Allowance for Loan/Lease Losses
-------------------------------
     The allowance for loan/lease losses (allowance) represents an amount
which management believes will be adequate to absorb potential losses inherent
in the loan/lease portfolio. The provision for loan losses represents the charge
to earnings during the year to fund the allowance to cover potential future
losses. The amount charged to expense during the year is dependent upon
management's and the Board of Directors' assessment of the adequacy of the
allowance. Principal factors used in evaluation include prior loss experience,
changes in the composition and volume of the portfolio, overall portfolio
quality, the value of underlying collateral, reviews of portfolio quality by
state and federal supervisory authorities, specific problem loans, and current
and anticipated economic conditions that may affect a borrower's ability to
repay.

                                       8
<PAGE>

     At June 30, 2000 and December 31, 1999, the allowance was $849,651 and
$783,143, respectively, or 1.8% and 1.9% of total loans and leases.
Nonperforming loans for the six-month period ended June 30, 2000 totaled
$139,538, of which $121,990 resided in the Bank and of which $17,548 resided in
the subsidiary, Business Venture Capital, Inc. (BVCI). This compares to a
balance of $15,781 at December 31, 1999 which was held by BVCI. The consolidated
allowance for loan/lease losses covered nonperforming loans 6.1 times at June
30, 2000 compared to a coverage of 49.6 times at year end 1999.

Deferred Tax Asset
------------------
     At December 31, 1999, the Company had potential off-balance sheet
deferred income tax credits of $2,471,000. The deferred income tax credits
primarily resulted from net operating loss carryforwards. The Company used the
following criteria to determine an appropriate and reasonable amount of deferred
income tax credits to recognize as an asset for the year ended December 31,
1999. The Company projected income three years forward, 2000, 2001 and 2002. A
discount was applied to each year's income projection in consideration for
unknown variables. Other factors such as the Company's historical earnings
performance, growth potential, the local and national economy and market
competition were also used to determine the reasonableness of the Company's
income projections. Once the projected income was ascertained, a 34% tax rate
was applied to the projection to determine the amount of deferred income tax
credits to beneficially recognize. Until all of the deferred tax credits have
either been utilized to off-set income or beneficially recognized as an asset,
the amount of tax credits appropriately recognized as an asset will be
reevaluated annually.

Liabilities and Equity
----------------------
     Total deposits increased $11,653,542 or 23.7% during the first six
months of 2000 when compared to the year ended 1999. During the six months ended
June 30, 2000, the deposit mix grew favorably in response to the rate
environment and the Bank's liquidity and investment requirements. Core deposits,
which consist of demand, savings, NOW, money market and certificate of deposits
less than $100,000, grew $9,952,270 or 22.6% during the first six months of 2000
while more volatile and costly certificates of deposits over $100,000 grew
$1,701,272 or 33.7%.

     Stockholders' equity increased $671,885 or 9.7% during the six months
ended June 30, 2000 when compared to the year ended 1999. The increase was due
to earnings and sales of common stock. During the first quarter of 2000, the
Company sold 38,265 shares of common stock at $9.00 per share, or $344,385,
through a Public Offering which began in September 1999 for the purpose of
expanding banking operations. $300,000 of the first quarter 2000 proceeds were
downstreamed to BVCI for investment purposes. The balance of the proceeds has
been held as working capital for UFBC. The offering closed in February 2000. In
total, the Public Offering sold 155,909 shares of common stock at $9.00 per
share and raised $1,403,181 of capital. Offering costs totaled approximately
$44,000.

Liquidity and Investment
------------------------
     UFBC's operational needs have been significantly reduced in recent
years as overhead has been allocated proportionately between the subsidiaries.
For the near future, management projects that proceeds received from the past
two capital offerings and reimbursements from allocated expenses will provide
sufficient cash flow for UFBC's continuing operational needs.

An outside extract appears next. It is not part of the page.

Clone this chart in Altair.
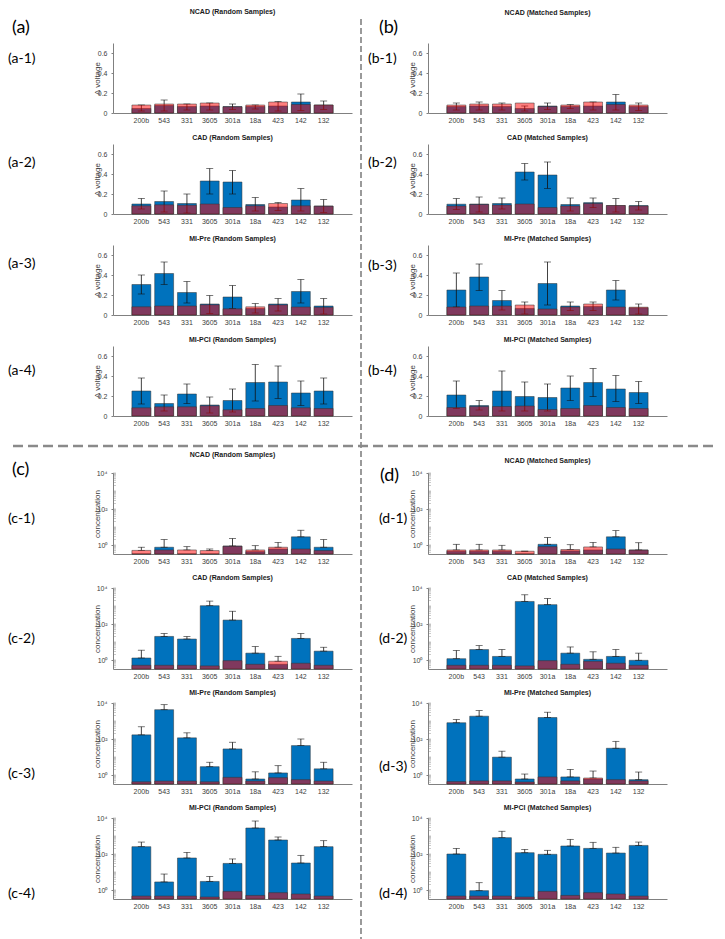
import altair as alt
import pandas as pd

NAMES = ["200b", "543", "331", "3605", "301a", "18a", "423", "142", "132"]

# ---------- (a) Random samples, delta voltage ----------
A1_BLUE = [0.045, 0.075, 0.065, 0.07, 0.065, 0.065, 0.07, 0.11, 0.08]
A1_RED = [0.08, 0.09, 0.09, 0.10, 0.062, 0.08, 0.11, 0.085, 0.08]
A1_HI = [0.08, 0.13, 0.09, 0.10, 0.09, 0.08, 0.115, 0.19, 0.12]
A1_LO = [0.02, 0.02, 0.03, 0.03, 0.035, 0.04, 0.02, 0.025, 0.035]

A2_BLUE = [0.10, 0.125, 0.105, 0.33, 0.32, 0.095, 0.07, 0.14, 0.08]
A2_RED = [0.082, 0.092, 0.088, 0.10, 0.065, 0.082, 0.105, 0.082, 0.078]
A2_HI = [0.155, 0.23, 0.20, 0.455, 0.435, 0.165, 0.115, 0.255, 0.145]
A2_LO = [0.05, 0.02, 0.01, 0.20, 0.20, 0.03, 0.035, 0.03, 0.015]

A3_BLUE = [0.305, 0.415, 0.225, 0.11, 0.18, 0.065, 0.11, 0.235, 0.09]
A3_RED = [0.082, 0.09, 0.09, 0.102, 0.062, 0.082, 0.101, 0.08, 0.077]
A3_HI = [0.40, 0.53, 0.335, 0.195, 0.295, 0.115, 0.165, 0.355, 0.165]
A3_LO = [0.21, 0.305, 0.12, 0.015, 0.065, 0.02, 0.04, 0.12, 0.01]

A4_BLUE = [0.25, 0.125, 0.22, 0.11, 0.155, 0.335, 0.34, 0.23, 0.25]
A4_RED = [0.082, 0.092, 0.092, 0.102, 0.062, 0.075, 0.105, 0.082, 0.075]
A4_HI = [0.38, 0.21, 0.32, 0.19, 0.27, 0.515, 0.50, 0.35, 0.38]
A4_LO = [0.12, 0.05, 0.125, 0.03, 0.04, 0.15, 0.175, 0.105, 0.12]

# ---------- (b) Matched samples, delta voltage ----------
B1_BLUE = [0.065, 0.07, 0.065, 0.045, 0.07, 0.065, 0.07, 0.11, 0.065]
B1_RED = [0.08, 0.09, 0.09, 0.10, 0.065, 0.08, 0.11, 0.085, 0.08]
B1_HI = [0.10, 0.11, 0.10, 0.07, 0.10, 0.085, 0.11, 0.185, 0.10]
B1_LO = [0.03, 0.03, 0.03, 0.02, 0.035, 0.045, 0.03, 0.03, 0.025]

B2_BLUE = [0.098, 0.10, 0.105, 0.42, 0.39, 0.095, 0.114, 0.085, 0.085]
B2_RED = [0.08, 0.095, 0.09, 0.10, 0.065, 0.08, 0.105, 0.085, 0.08]
B2_HI = [0.155, 0.17, 0.16, 0.505, 0.52, 0.16, 0.16, 0.155, 0.125]
B2_LO = [0.045, 0.02, 0.05, 0.34, 0.255, 0.03, 0.065, 0.02, 0.04]

B3_BLUE = [0.25, 0.38, 0.145, 0.065, 0.315, 0.09, 0.085, 0.25, 0.072]
B3_RED = [0.08, 0.09, 0.09, 0.10, 0.06, 0.08, 0.11, 0.08, 0.078]
B3_HI = [0.42, 0.51, 0.245, 0.13, 0.53, 0.13, 0.13, 0.345, 0.11]
B3_LO = [0.08, 0.245, 0.05, 0.01, 0.10, 0.045, 0.045, 0.15, 0.01]

B4_BLUE = [0.21, 0.105, 0.25, 0.195, 0.185, 0.28, 0.335, 0.27, 0.235]
B4_RED = [0.085, 0.095, 0.095, 0.10, 0.065, 0.075, 0.105, 0.085, 0.075]
B4_HI = [0.35, 0.155, 0.45, 0.34, 0.32, 0.40, 0.475, 0.405, 0.345]
B4_LO = [0.075, 0.06, 0.05, 0.05, 0.05, 0.155, 0.195, 0.145, 0.125]

# ---------- (c) Random samples, concentration (log) ----------
C1_BLUE = [0.2, 0.75, 0.2, 0.2, 0.88, 0.43, 0.6, 2.85, 0.75]
C1_RED = [0.5, 0.53, 0.53, 0.49, 0.85, 0.53, 0.75, 0.6, 0.49]
C1_HI = [0.75, 2.0, 0.81, 0.6, 2.3, 0.92, 1.4, 6.6, 2.0]

C2_BLUE = [1.29, 20.4, 14.6, 1040, 165, 2.4, 0.58, 15.8, 3.1]
C2_RED = [0.51, 0.51, 0.51, 0.47, 0.92, 0.58, 0.85, 0.66, 0.51]
C2_HI = [3.5, 29.6, 20, 1870, 510, 5.6, 1.6, 29.6, 5.1]

C3_BLUE = [170, 4260, 116, 2.9, 28, 0.6, 1.3, 43, 2.2]
C3_RED = [0.42, 0.46, 0.46, 0.42, 0.74, 0.46, 0.71, 0.55, 0.46]
C3_HI = [478, 8100, 220, 5.1, 66, 1.5, 3.3, 100, 5.1]

C4_BLUE = [256, 2.8, 60, 3.0, 30, 2780, 600, 31.6, 256]
C4_RED = [0.46, 0.46, 0.46, 0.41, 0.84, 0.5, 0.71, 0.6, 0.46]
C4_HI = [460, 7.7, 123, 5.7, 53, 6800, 880, 84, 550]

# ---------- (d) Matched samples, concentration (log) ----------
D1_BLUE = [0.45, 0.45, 0.45, 0.2, 1.09, 0.47, 0.53, 2.85, 0.53]
D1_RED = [0.53, 0.53, 0.53, 0.45, 0.81, 0.56, 0.78, 0.6, 0.52]
D1_HI = [1.09, 1.09, 0.96, 0.45, 2.6, 1.04, 1.4, 6.3, 1.34]

D2_BLUE = [1.18, 3.8, 1.58, 1790, 1190, 2.4, 1.09, 1.58, 0.96]
D2_RED = [0.51, 0.51, 0.51, 0.47, 0.92, 0.58, 0.85, 0.66, 0.51]
D2_HI = [3.4, 6.3, 3.8, 4200, 2630, 5.3, 2.85, 3.8, 2.4]

D3_BLUE = [800, 1850, 9.8, 0.6, 1560, 0.78, 0.6, 30.6, 0.55]
D3_RED = [0.43, 0.47, 0.47, 0.41, 0.78, 0.47, 0.68, 0.55, 0.47]
D3_HI = [1210, 3780, 21, 1.13, 3070, 2.05, 1.66, 74, 1.46]

D4_BLUE = [100, 0.92, 810, 118, 96, 278, 205, 113, 300]
D4_RED = [0.46, 0.46, 0.46, 0.41, 0.84, 0.5, 0.71, 0.6, 0.46]
D4_HI = [205, 2.55, 1830, 180, 160, 650, 445, 235, 460]

# minor ticks of the log axis (multiples of each decade)
LOG_MINOR = [m * 10 ** k for k in range(-1, 4) for m in range(1, 10)
             if 10 ** -0.5 <= m * 10 ** k <= 10000] + [10000]

BLUE = "#0072BD"
RED = "#FF0000"
FONT = "Liberation Sans"
LABEL_FONT = "Lato"
AX_COL = "#808080"
TXT_COL = "#404040"
LOG_MIN = 10 ** -0.5
W = 239


def text_layer(txt, x, y, size, baseline="middle"):
    return alt.Chart(pd.DataFrame({"t": [txt]})).mark_text(
        font=LABEL_FONT, fontSize=size, align="left", baseline=baseline, color="black"
    ).encode(x=alt.value(x), y=alt.value(y), text="t:N")


def make_panel(title, blue, red, hi, lo, log, H, h, labels, extras=()):
    if log:
        lo = [max(b, r) for b, r in zip(blue, red)]
        blue = [max(v, LOG_MIN) for v in blue]
        red = [max(v, LOG_MIN) for v in red]
        base = LOG_MIN
        yscale = alt.Scale(type="log", domain=[LOG_MIN, 10000], range=[h, 0], nice=False)
        yaxis = alt.Axis(
            values=[1, 100, 10000],
            labelExpr="datum.value == 1 ? '10⁰' : (datum.value == 100 ? '10²' : '10⁴')",
            title="concentration", titleX=-12, titleY=h / 2,
        )
    else:
        base = 0.0
        yscale = alt.Scale(domain=[0, 0.7], range=[h, 0], nice=False)
        yaxis = alt.Axis(values=[0, 0.2, 0.4, 0.6], format=".1~f",
                         title="Δ voltage", titleX=-12, titleY=h / 2)
    yaxis = yaxis.to_dict()
    yaxis.update(dict(
        grid=False, titleAngle=270, titleBaseline="bottom", titleAlign="center",
        titleFontSize=8, titleFontWeight="normal", titleColor=TXT_COL, titleFont=FONT,
        labelFontSize=7, labelColor=TXT_COL, labelFont=FONT, domainColor=AX_COL,
        tickColor=AX_COL, tickSize=2, labelPadding=4,
    ))
    yaxis = alt.Axis(**yaxis)

    df = pd.DataFrame({"name": NAMES, "blue": blue, "red": red,
                       "lo": lo, "hi": hi, "base": base})
    xenc = alt.X("name:N", sort=NAMES,
                 scale=alt.Scale(domain=NAMES, paddingInner=0.17, paddingOuter=0.83),
                 axis=alt.Axis(title=None, labelAngle=0, ticks=False, domainColor=AX_COL,
                               labelFontSize=7, labelColor=TXT_COL, labelFont=FONT,
                               labelPadding=3, grid=False, offset=-(H - h)))

    def yenc(f):
        return alt.Y(f"{f}:Q", scale=yscale, axis=yaxis)

    c = alt.Chart(df)
    layers = [
        c.mark_bar(fill=BLUE, stroke="#333333", strokeWidth=0.5).encode(
            x=xenc, y=yenc("blue"), y2=alt.Y2("base:Q")),
        c.mark_rule(color="#111111", strokeWidth=0.8).encode(
            x=xenc, y=yenc("lo"), y2=alt.Y2("hi:Q")),
        c.mark_tick(color="#111111", size=7, thickness=0.8).encode(x=xenc, y=yenc("hi")),
        c.mark_tick(color="#111111", size=7, thickness=0.8).encode(x=xenc, y=yenc("lo")),
        c.mark_bar(fill=RED, fillOpacity=0.5, stroke="#333333", strokeWidth=0.5).encode(
            x=xenc, y=yenc("red"), y2=alt.Y2("base:Q")),
    ]
    if log:
        layers.append(
            alt.Chart(pd.DataFrame({"m": LOG_MINOR})).mark_tick(
                color=AX_COL, size=3, thickness=0.6
            ).encode(x=alt.value(1.5), y=alt.Y("m:Q", scale=yscale, axis=yaxis))
        )
    for (txt, x, y, size, bl) in labels:
        layers.append(text_layer(txt, x, y, size, bl))
    layers.extend(extras)
    return alt.layer(*layers).properties(
        width=W, height=H,
        title=alt.TitleParams(title, fontSize=7, font=FONT, fontWeight="bold",
                              color="#1a1a1a", offset=3, frame="group", anchor="middle"),
    )


one = pd.DataFrame({"k": [0]})
vline = alt.Chart(one).mark_rule(color="#9a9a9a", strokeWidth=2, strokeDash=[6, 3]).encode(
    x=alt.value(248), y=alt.value(-24), y2=alt.value(896))
hline = alt.Chart(one).mark_rule(color="#8a8a8a", strokeWidth=2.5, strokeDash=[10, 5]).encode(
    y=alt.value(100), x=alt.value(-100), x2=alt.value(602))

TOP_H, LOG_H = 70, 81

panels = [
    make_panel("NCAD (Random Samples)", A1_BLUE, A1_RED, A1_HI, A1_LO, False, 70, TOP_H,
               [("(a)", -101, -24, 18, "top"), ("(a-1)", -105, 16, 14, "middle")], [vline]),
    make_panel("NCAD (Matched Samples)", B1_BLUE, B1_RED, B1_HI, B1_LO, False, 70, TOP_H,
               [("(b)", -49, -24, 18, "top"), ("(b-1)", -60, 16, 14, "middle")]),
    make_panel("CAD (Random Samples)", A2_BLUE, A2_RED, A2_HI, A2_LO, False, 70, TOP_H,
               [("(a-2)", -105, 19, 14, "middle")]),
    make_panel("CAD (Matched Samples)", B2_BLUE, B2_RED, B2_HI, B2_LO, False, 70, TOP_H,
               [("(b-2)", -60, 19, 14, "middle")]),
    make_panel("MI-Pre (Random Samples)", A3_BLUE, A3_RED, A3_HI, A3_LO, False, 70, TOP_H,
               [("(a-3)", -105, 19, 14, "middle")]),
    make_panel("MI-Pre (Matched Samples)", B3_BLUE, B3_RED, B3_HI, B3_LO, False, 70, TOP_H,
               [("(b-3)", -60, 21, 14, "middle")]),
    make_panel("MI-PCI (Random Samples)", A4_BLUE, A4_RED, A4_HI, A4_LO, False, 96, TOP_H,
               [("(a-4)", -105, 25, 14, "middle")], [hline]),
    make_panel("MI-PCI (Matched Samples)", B4_BLUE, B4_RED, B4_HI, B4_LO, False, 96, TOP_H,
               [("(b-4)", -60, 25, 14, "middle")]),
    make_panel("NCAD (Random Samples)", C1_BLUE, C1_RED, C1_HI, None, True, 84, LOG_H,
               [("(c)", -101, -3, 18, "middle"), ("(c-1)", -105, 46, 14, "middle")]),
    make_panel("NCAD (Matched Samples)", D1_BLUE, D1_RED, D1_HI, None, True, 84, LOG_H,
               [("(d)", -48, 3, 18, "middle"), ("(d-1)", -49, 46, 14, "middle")]),
    make_panel("CAD (Random Samples)", C2_BLUE, C2_RED, C2_HI, None, True, 84, LOG_H,
               [("(c-2)", -105, 51, 14, "middle")]),
    make_panel("CAD (Matched Samples)", D2_BLUE, D2_RED, D2_HI, None, True, 84, LOG_H,
               [("(d-2)", -49, 51, 14, "middle")]),
    make_panel("MI-Pre (Random Samples)", C3_BLUE, C3_RED, C3_HI, None, True, 84, LOG_H,
               [("(c-3)", -105, 71, 14, "middle")]),
    make_panel("MI-Pre (Matched Samples)", D3_BLUE, D3_RED, D3_HI, None, True, 84, LOG_H,
               [("(d-3)", -49, 64, 14, "middle")]),
    make_panel("MI-PCI (Random Samples)", C4_BLUE, C4_RED, C4_HI, None, True, 84, LOG_H,
               [("(c-4)", -105, 76, 14, "middle")]),
    make_panel("MI-PCI (Matched Samples)", D4_BLUE, D4_RED, D4_HI, None, True, 84, LOG_H,
               [("(d-4)", -49, 76, 14, "middle")]),
]

chart = alt.concat(
    *panels, columns=2, spacing={"row": 31, "column": 76}, bounds="flush", align="each"
).properties(padding=0, background="white").configure_view(stroke=None)

chart.save("out.html", embed_options={"renderer": "svg", "actions": False})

     Consolidated average liquid assets were 27.9% of average total assets
at June 30, 2000 compared to 27.2% for the same period ended June 30, 1999
(Consolidated Average Balances table). The Company's liquidity needs exist
primarily in the Bank subsidiary. To maintain adequate liquidity, the Bank
purchases certain traditional assets such as government and other investment
securities. The Bank's securities portfolio is generally comprised of U.S.
Treasury securities, U.S. Government agency securities, state and municipal
securities and equity securities. The Bank has strategically grown its
securities portfolio to ensure safe levels of liquidity, to enhance the overall
credit quality of its asset base, to generate increased interest income, to
balance assets and liabilities and to hedge interest rate risk. The securities
portfolio includes both instruments available-for-sale and held-to-maturity.
Securities classified as available-for-sale may be sold in response to changes
in market interest rates, changes in prepayment or extension risk, management of
the federal tax position, liquidity needs and other asset/liability management
issues. Securities classified as held-to-maturity are intended for investment
purposes.

     At June 30, 2000, the Bank's investment portfolio consisted of the
following:

                                       9
<PAGE>

                                            Available-for-Sale  Held-to-Maturity
                                            ------------------  ----------------
U.S. Treasury                                              --                 --
U.S. Government Agency                              6,753,462          1,678,959
State and Municipal                                        --                 --
Equity                                                229,150                 --


Capital Requirements
--------------------
     The Company is subject to various regulatory capital requirements
administered by the Federal banking agencies. Failure to meet minimum capital
requirements can initiate certain mandatory and possibly additional
discretionary actions by regulators that, if undertaken, could have a direct
material effect on the Company's financial statements. Under capital adequacy
guidelines and the regulatory framework for prompt corrective action, the
Company and bank subsidiary must meet specific capital guidelines that involve
quantitative measures of assets, liabilities and certain off-balance sheet items
as calculated under regulatory accounting practices. The Company and bank
subsidiary are also subject to qualitative judgments by the regulators about
components, risk weightings and other factors.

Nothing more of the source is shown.